Never force it. A client must never feel they're walking out looking cheap for not tipping. Just present the option gently — a button on the terminal, a QR code on the receipt — and leave the rest to them. The tone of how you ask matters more than it seems; for ideas see the right tone for client communication.

Tips should also never replace decent pay. They belong alongside it as a bonus, not as a crutch. Set your prices right — see salon pricing strategy — and pay staff properly, and a tip becomes the cherry on top rather than a necessity. A fair tipping system is also a retention tool, which is covered more in how to hire and keep salon staff.

How tipping differs by country

Tipping culture varies a lot across Europe, and it pays to know the norm where your clients come from:

  • United Kingdom and Ireland — roughly 10% in a salon is common and appreciated, though far from obligatory.
  • Germany and Austria — people tip noticeably less and tend to round up rather than calculate a percentage; a few euros on a haircut is normal.
  • Central Europe (Czechia, Slovakia, Poland) — around 10% for good service, often just rounded up; nothing on cheap services raises no eyebrows.
  • Ukraine — 10% is widely expected for good service and increasingly added by card.

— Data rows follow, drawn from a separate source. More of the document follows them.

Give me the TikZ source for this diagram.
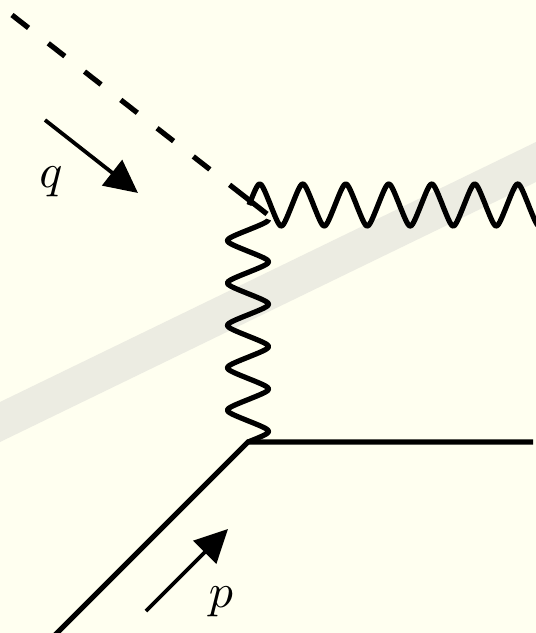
\documentclass[tikz,border=0pt]{standalone}
\usetikzlibrary{arrows.meta}
\definecolor{bgcol}{RGB}{255,255,240}
\definecolor{bandcol}{RGB}{236,236,226}
\begin{document}
\begin{tikzpicture}[x=1pt,y=-1pt,
  thick line/.style={line width=5.2pt},
  wave/.style={line width=5.2pt, line join=round},
  scalar/.style={line width=5.2pt, dash pattern={on 21pt off 25pt on 21pt off 25pt on 21pt off 25pt on 21pt off 25pt on 21pt off 25pt on 21pt off 25pt on 48pt off 80pt}},
  momentum/.style={line width=3.8pt, -{Triangle[length=33pt,width=32pt]}},
  lbl/.style={inner sep=0pt, scale=4.8},
  declare function={tw(\t)=asin(0.88*sin(360*\t))/asin(0.88);}]
\useasboundingbox (0,0) rectangle (536,633);
\fill[bgcol] (0,0) rectangle (536,633);
\fill[bandcol] (0,402) -- (536,142) -- (536,182) -- (0,442) -- cycle;

\coordinate (V1) at (249,205);
\coordinate (V2) at (248,442);
\coordinate (D0) at (12,15);
\coordinate (D1) at (267,214);
\coordinate (F0) at (47,643);
\coordinate (F1) at (533,442);
\coordinate (QA) at (45,120);
\coordinate (QB) at (138,193);
\coordinate (PA) at (146,611);
\coordinate (PB) at (228,529);

\node[lbl] (q) at (51,182) {$q$};
\node[lbl] (p) at (221,602) {$p$};

% dashed scalar line
\draw[scalar] (D0) -- (D1);

% vertical photon from V2 upwards
\begin{scope}[shift={(V2)}]
  \draw[wave] plot[domain=0:5.25, samples=260] ({20.5*tw(\x)}, {-42.4*\x});
\end{scope}

% horizontal photon from V1 to the right
\begin{scope}[shift={(V1)}]
  \draw[wave] plot[domain=0:6.8, samples=330] ({43*\x}, {-21*tw(\x)});
\end{scope}

% fermion lines
\draw[thick line] (F0) -- (V2) -- (F1);

% momentum arrows
\draw[momentum] (QA) -- (QB);
\draw[momentum] (PA) -- (PB);
\end{tikzpicture}
\end{document}
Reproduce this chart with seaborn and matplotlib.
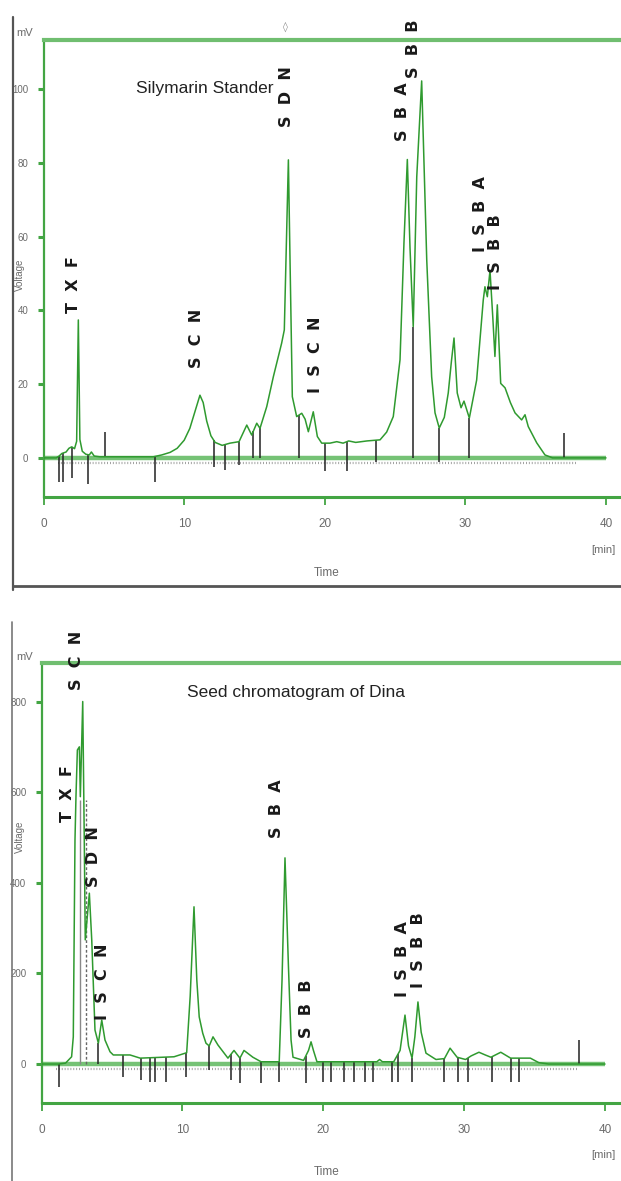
import numpy as np
import pandas as pd
import matplotlib
matplotlib.use('Agg')
import matplotlib.pyplot as plt
from matplotlib.lines import Line2D
from matplotlib.patches import Rectangle
import seaborn as sns

W, H = 621, 1181

# ---- Silymarin standard (time in min, signal in mV) ----
std_time = [0.0, 0.9, 1.1, 1.3, 1.6, 1.8, 2.0, 2.2, 2.35, 2.47, 2.58, 2.75, 3.0, 3.25, 3.4, 3.6,
            4.0, 7.8, 8.4, 9.0, 9.5, 10.0, 10.4, 10.8, 11.12, 11.35, 11.6, 11.9, 12.2, 12.7, 13.26,
            13.9, 14.45, 14.8, 15.16, 15.39, 15.87, 16.34, 16.93, 17.12, 17.29, 17.41, 17.53, 17.69,
            18.0, 18.36, 18.6, 18.83, 19.18, 19.47, 19.78, 20.37, 20.85, 21.3, 21.7, 22.2, 23.0,
            23.93, 24.4, 24.87, 25.35, 25.63, 25.87, 26.06, 26.29, 26.54, 26.89, 27.25, 27.6, 27.84,
            28.14, 28.5, 28.78, 29.0, 29.19, 29.42, 29.69, 29.9, 30.28, 30.8, 31.27, 31.39, 31.56,
            31.75, 31.95, 32.1, 32.27, 32.51, 32.82, 33.2, 33.53, 34.0, 34.24, 34.47, 35.07, 35.66,
            36.2, 40.0]
std_signal = [0, 0, 0.5, 1.2, 1.6, 2.6, 3.0, 2.5, 4.5, 37.4, 5.0, 1.8, 1.0, 0.8, 1.6, 0.5,
              0.3, 0.3, 0.8, 1.5, 2.6, 4.8, 8.0, 13.0, 17.0, 15.0, 10.0, 6.0, 4.2, 3.4, 4.0,
              4.4, 8.9, 6.2, 9.4, 8.0, 13.9, 22.0, 31.1, 34.7, 61.8, 80.8, 52.8, 16.6,
              11.2, 12.1, 10.5, 7.1, 12.5, 5.8, 4.0, 4.0, 4.4, 4.0, 4.6, 4.2, 4.6,
              4.9, 7.0, 11.2, 26.6, 58.3, 80.9, 57.0, 35.6, 76.2, 102.2, 53.7, 22.0, 12.2,
              8.1, 11.0, 17.6, 26.0, 32.5, 17.6, 13.6, 15.4, 10.8, 21.1, 42.8, 46.4, 43.7,
              50.8, 38.0, 27.5, 41.5, 20.2, 19.0, 15.0, 12.2, 10.3, 11.7, 8.5, 4.1, 0.8,
              0, 0]
std_peaks = ["TXF", "SCN", "SDN", "ISCN", "SBA", "SBB", "ISBA", "ISBB"]
std_peak_time = [2.16, 10.84, 17.31, 19.37, 25.51, 26.29, 31.04, 32.15]
std_peak_label_y = [39.3, 24.4, 89.7, 17.6, 85.9, 102.9, 55.9, 45.5]
std_marks = [1.07, 1.35, 2.03, 3.15, 4.37, 7.89, 12.1, 12.9, 13.9, 14.92, 15.39, 18.19,
             20.01, 21.56, 23.66, 26.29, 28.14, 30.28, 37.04]
std_mark_end = [-6.5, -6.5, -5.4, -7.0, 7.0, -6.5, -2.4, -3.3, -1.9, 0, 0, 0,
                -3.5, -3.5, -1.0, 0, -1.0, 0, 6.8]
std_yticks = [0, 20, 40, 60, 80, 100]

# ---- Seed chromatogram of Dina ----
seed_time = [0.0, 1.19, 1.7, 2.13, 2.25, 2.37, 2.44, 2.54, 2.68, 2.75, 2.92, 3.03, 3.1, 3.39,
             3.56, 3.79, 4.03, 4.27, 4.5, 4.86, 5.09, 6.28, 7.0, 9.4, 9.8, 10.3, 10.55, 10.82,
             11.02, 11.19, 11.44, 11.67, 11.9, 12.17, 12.52, 13.23, 13.66, 14.08, 14.37, 15.0,
             15.58, 16.87, 17.07, 17.28, 17.52, 17.71, 17.85, 18.6, 18.95, 19.13, 19.3, 19.55,
             23.8, 24.0, 24.2, 25.0, 25.45, 25.8, 26.05, 26.3, 26.5, 26.72, 26.95, 27.29, 28.0,
             28.6, 29.0, 29.5, 30.1, 30.5, 31.05, 31.5, 31.9, 32.6, 33.3, 34.7, 35.3, 36.0, 40.0]
seed_signal = [0, 0, 2, 16, 60, 494, 590, 693, 700, 590, 800, 494, 274, 377,
               274, 75, 46, 97, 53, 27, 20, 20, 13, 16, 20, 25, 150, 347,
               185, 104, 68, 46, 40, 60, 42, 13, 30, 13, 30, 15,
               5, 5, 185, 455, 220, 53, 15, 8, 30, 49, 30, 5,
               5, 10, 5, 5, 30, 108, 40, 13, 60, 137, 70, 24, 10,
               12, 35, 15, 10, 18, 26, 20, 15, 26, 13, 13, 3, 0, 0]
seed_peaks = ["TXF", "SCN", "SDN", "ISCN", "SBA", "SBB", "ISBA", "ISBB"]
seed_peak_time = [1.83, 2.49, 3.67, 4.34, 16.71, 18.84, 25.59, 26.79]
seed_peak_label_y = [535, 826, 391, 97, 499, 57, 148, 168]
seed_marks = [1.21, 4.02, 5.76, 7.03, 7.67, 8.07, 8.8, 10.26, 11.86, 13.44, 14.06, 15.6,
              16.87, 18.75, 19.96, 20.52, 21.45, 22.16, 22.97, 23.53, 24.88, 25.3, 26.29,
              28.6, 29.57, 30.28, 32.0, 33.32, 33.88, 38.15]
seed_mark_end = [-51, 0, -29, -35, -40, -40, -40, -29, -13, -35, -42, -42,
                 -40, -42, -40, -40, -40, -40, -40, -40, -40, -40, -40,
                 -40, -40, -40, -40, -40, -40, 53]
seed_drop_time = [2.73, 3.15]
seed_drop_top = [583, 583]
seed_yticks = [0, 200, 400, 600, 800]

xticks = [0, 10, 20, 30, 40]

GREEN = '#2f9a2f'
FRAME = '#43a543'
GREY = '#6b6b6b'

sns.set_theme(style='white')
plt.rcParams['font.family'] = ['Liberation Sans Narrow', 'DejaVu Sans Condensed', 'Liberation Sans']

fig = plt.figure(figsize=(W / 100, H / 100), dpi=100)


def fx(x):
    return x / W


def fy(y):
    return 1 - y / H


def spaced(s):
    return '  '.join(s)


def draw_panel(ax, time, signal, yticks, peaks, peak_t, peak_y, marks, mark_end,
               xlim, ylim, label_clip=None):
    df = pd.DataFrame({'Time': time, 'Signal': signal})
    ax.set_xlim(*xlim)
    ax.set_ylim(*ylim)
    # baseline + hatch
    ax.hlines(0, 0, 40, color='#5db85d', lw=3.2, alpha=0.85, zorder=1)
    ax.hlines(-0.012 * (ylim[1] - ylim[0]), 1.0, 38.0, color='#555555', lw=1.6,
              linestyles=(0, (0.4, 0.9)), alpha=0.6, zorder=1)
    sns.lineplot(data=df, x='Time', y='Signal', ax=ax, color=GREEN, lw=1.1,
                 estimator=None, sort=False, zorder=3)
    # integration marks
    starts = np.interp(marks, time, signal)
    ax.vlines(marks, starts, mark_end, color='#222222', lw=1.1, zorder=2)
    for name, t, y in zip(peaks, peak_t, peak_y):
        txt = ax.text(t, y, spaced(name), rotation=90, ha='center', va='bottom',
                      fontsize=11.5, fontweight='bold', family=['DejaVu Sans'],
                      color='#1a1a1a', clip_on=False, zorder=4)
        if label_clip is not None:
            txt.set_clip_path(label_clip)
    # frame
    for side in ['left', 'top', 'bottom']:
        ax.spines[side].set_visible(True)
        ax.spines[side].set_color(FRAME)
    ax.spines['right'].set_visible(False)
    ax.spines['left'].set_linewidth(1.6)
    ax.spines['top'].set_linewidth(3.0)
    ax.spines['top'].set_color('#70be70')
    ax.spines['bottom'].set_linewidth(2.2)
    ax.set_xticks(xticks)
    ax.set_xticklabels([str(v) for v in xticks])
    ax.set_yticks(yticks)
    ax.set_yticklabels([str(v) for v in yticks])
    ax.tick_params(axis='y', direction='out', length=4, width=2.2, color=FRAME,
                   labelsize=7, labelcolor=GREY, pad=7, left=True)
    ax.tick_params(axis='x', direction='out', length=6, width=1.3, color=FRAME,
                   labelsize=8.5, labelcolor=GREY, pad=9, bottom=True)
    ax.set_xlabel('')
    ax.set_ylabel('')
    ax.grid(False)


# ---- top panel ----
ax1 = fig.add_axes([fx(43.6), fy(497), 1 - fx(43.6), 457 / H])
clip_rect = Rectangle((0, 0), 1, fy(17), transform=fig.transFigure, visible=False)
fig.add_artist(clip_rect)
draw_panel(ax1, std_time, std_signal, std_yticks, std_peaks, std_peak_time,
           std_peak_label_y, std_marks, std_mark_end,
           (0, (W - 43.6) / 14.06), (-10.6, 113.3), label_clip=clip_rect)

# ---- bottom panel ----
ax2 = fig.add_axes([fx(41.6), fy(1103), 1 - fx(41.6), 440 / H])
draw_panel(ax2, seed_time, seed_signal, seed_yticks, seed_peaks, seed_peak_time,
           seed_peak_label_y, seed_marks, seed_mark_end,
           (0, (W - 41.6) / 14.085), (-86, 885))
ax2.vlines(seed_drop_time[0], 0, seed_drop_top[0], color='#888888', lw=1.0, zorder=2)
ax2.vlines(seed_drop_time[1], 0, seed_drop_top[1], color='#666666', lw=1.0,
           linestyles=(0, (2, 1.5)), zorder=2)

# ---- titles and axis text ----
fig.text(fx(205), fy(88), 'Silymarin Stander', ha='center', va='center',
         fontsize=12.5, color='#222222')
fig.text(fx(296), fy(692), 'Seed chromatogram of Dina', ha='center', va='center',
         fontsize=12.5, color='#222222')
for ytop, yvolt, ymin, ytime in [(33, 275, 550, 573), (657, 837, 1155, 1172)]:
    fig.text(fx(16), fy(ytop), 'mV', ha='left', va='center', fontsize=8, color=GREY)
    fig.text(fx(20), fy(yvolt), 'Voltage', ha='center', va='center', rotation=90,
             fontsize=7, color=GREY)
    fig.text(fx(603), fy(ymin), '[min]', ha='center', va='center', fontsize=8, color=GREY)
    fig.text(fx(327), fy(ytime), 'Time', ha='center', va='center', fontsize=8.5, color=GREY)
fig.text(fx(285), fy(27), '\u25ca', ha='center', va='center', fontsize=7,
         color='#888888', family=['DejaVu Sans'])

# grey outer frames
fig.add_artist(Line2D([fx(13), fx(13)], [fy(17), fy(590)], color='#555555', lw=1.6))
fig.add_artist(Line2D([fx(13), 1], [fy(586), fy(586)], color='#555555', lw=2.0))
fig.add_artist(Line2D([fx(12), fx(12)], [fy(622), 0], color='#777777', lw=1.2))

fig.savefig('out.png', dpi=100)
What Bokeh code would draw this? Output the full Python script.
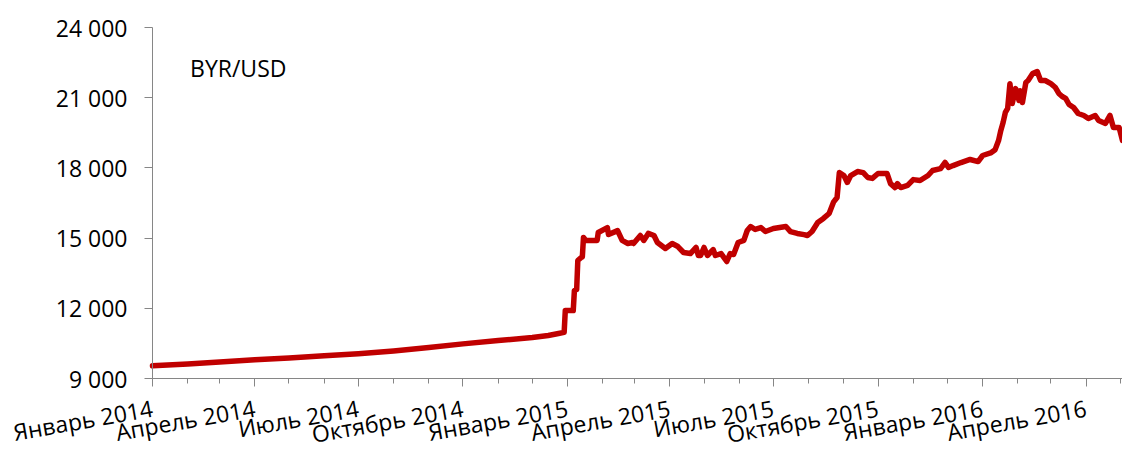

The practical lesson: a flexible setup that accepts both cash and card tips, and lets clients add a custom amount, suits every one of these cultures.

Quick recap

  • Offer tipping by cash and card, ideally via QR too.
  • Have a written, well-known rule for sharing tips.
  • Consider blending direct tips with a small shared pool.
  • Don't force tipping, and never treat it as a wage substitute.
  • Watch the trend as a satisfaction signal.

Get this right and tips stop being a source of friction and become what they're meant to be — a reward for good work.